Same sentence structure, wrong names/dates/numbers. Also 70% correction — but the mechanism is different. Familiar structure acts as a scaffold that helps the model slot in correct facts:
Factual errors: convergence 0.945, entropy ratio 2.8×.
Rephrases: convergence 0.919, entropy ratio 6.3×.
The model is more confident with familiar structure + wrong facts than with unfamiliar structure + correct facts.
Structure scaffolds correction.
The hardest test: change both the wording and the facts simultaneously. If the two attractor systems (form and content) were independent, we'd expect 49% correction (0.7 × 0.7). We get 20%.
The proof is the Coolidge pair: with familiar structure and wrong facts, the model produces perfect output (cos = 1.000). With unfamiliar structure and the same wrong facts, it fails (cos = 0.843). Losing form actively undermines factual correction. The attractor systems are coupled.
Form and content attractors reinforce each other. When both are perturbed, the model doesn't degrade gracefully — it collapses. Only technical terminology (Red Book, CD-ROM) survives the combined assault, suggesting an attractor robustness hierarchy: technical terms > proper names > narrative details.
Does iterating the correction cycle help? We run 8 iterations on each perturbed input.
The first encode-decode cycle does all the correction. Additional iterations always degrade. In 7–8 out of 10 cases across all perturbation types, quality decreases with more iterations. The system is dissipative — sampling noise accumulates.
But there's an exception. Strong-attractor content reaches true fixed points: CG = 0.000, identical output every cycle. These are genuine fixed points of the dynamical system — the model generates exactly the same text, character for character, on every subsequent iteration.
| Content | Group | Fixed at iter | cos to original |
|---|---|---|---|
| Barriers / society | rephrase | 1 | 0.991 |
| Monkees | factual error | 1 | 0.981 |
| CD specifications | factual error | 2 | 0.983 |
| CD specifications | rephrase | 3 | 0.974 |
| Grand Prix | rephrase | 4 | 0.952 |
CG after one iteration predicts which class a pattern belongs to. CG ≈ 0 means stable fixed point. CG > 0.02 means drift. This refines the Hopfield analogy: the system has deep basins (true fixed points for strong patterns) and shallow basins (dissipative for weak patterns).
At low noise, 96% of outputs converge to the original. The corrections are semantic — "horse" → "negotiations", "marsh" → "leader" — not lexical copying.

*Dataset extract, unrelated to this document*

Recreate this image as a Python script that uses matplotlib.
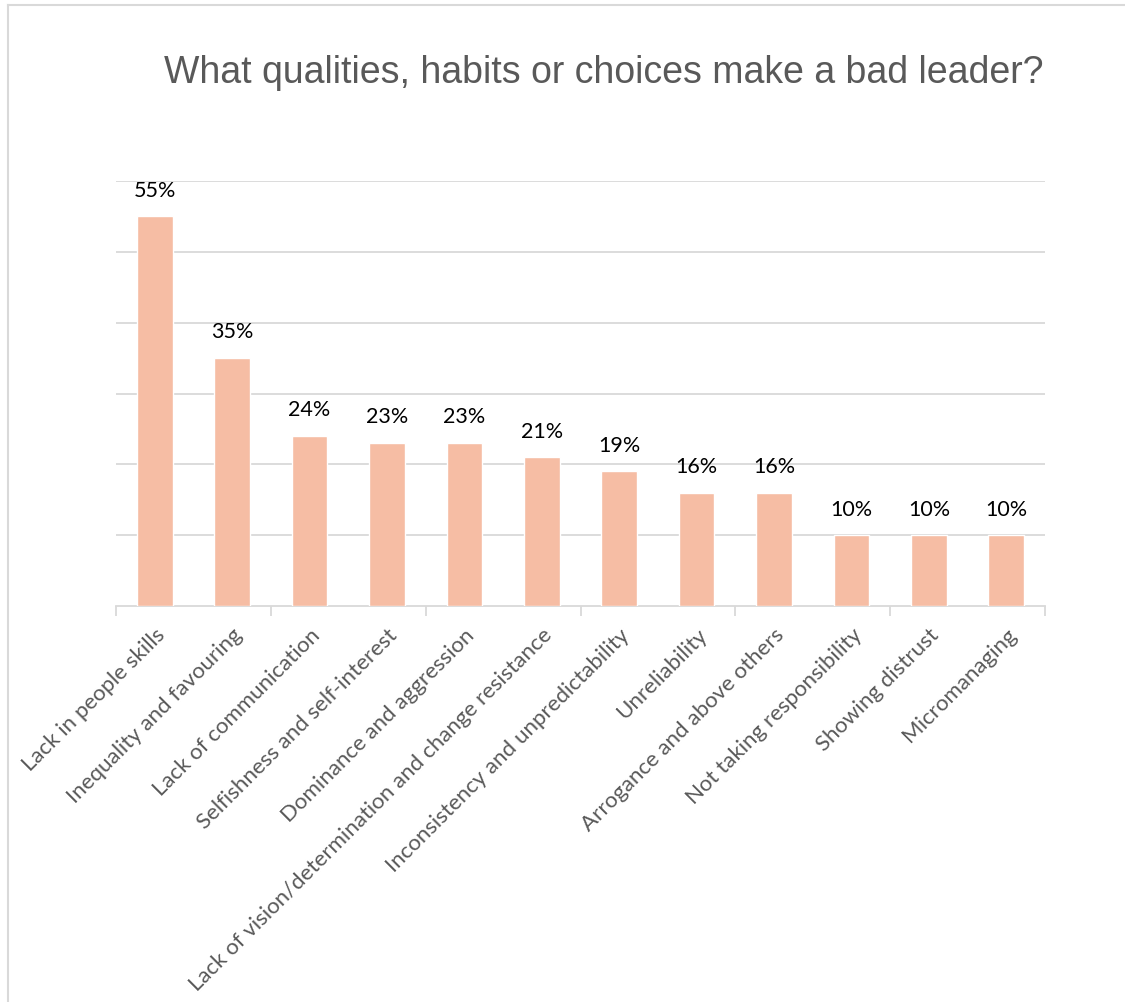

The Hopfield analogy holds: encode-decode cycles have basins of attraction around stored patterns.
CG beats entropy precisely when it matters most: when the model is confident but wrong. Entropy says "all good." CG says "the cycle is torn." This is the escalation signal the System 1/System 2 architecture needs.
Changing form OR content alone: 70% recovery. Changing both: 20% — far worse than the 49% predicted by independence. Familiar structure scaffolds factual correction. This explains why LLMs struggle with novel framings of familiar facts.
Technical terminology (Red Book, CD-ROM) > Proper names (Ralph, Coolidge) > Narrative details (dates, descriptions). Conceptually distinctive terms form the deepest basins of attraction.
The first encode-decode cycle extracts all available correction. More iterations add noise. But strong attractors reach true fixed points (CG = 0) — genuinely stable states of the dynamical system. CG at iteration 1 predicts whether a pattern is in a deep or shallow basin.
Ongoing work — part of the cognitive offloading project at IBM Research.
Model: BGE-M3 → MultiEmbeddingAdapter → GPT-2, trained on TriviaQA.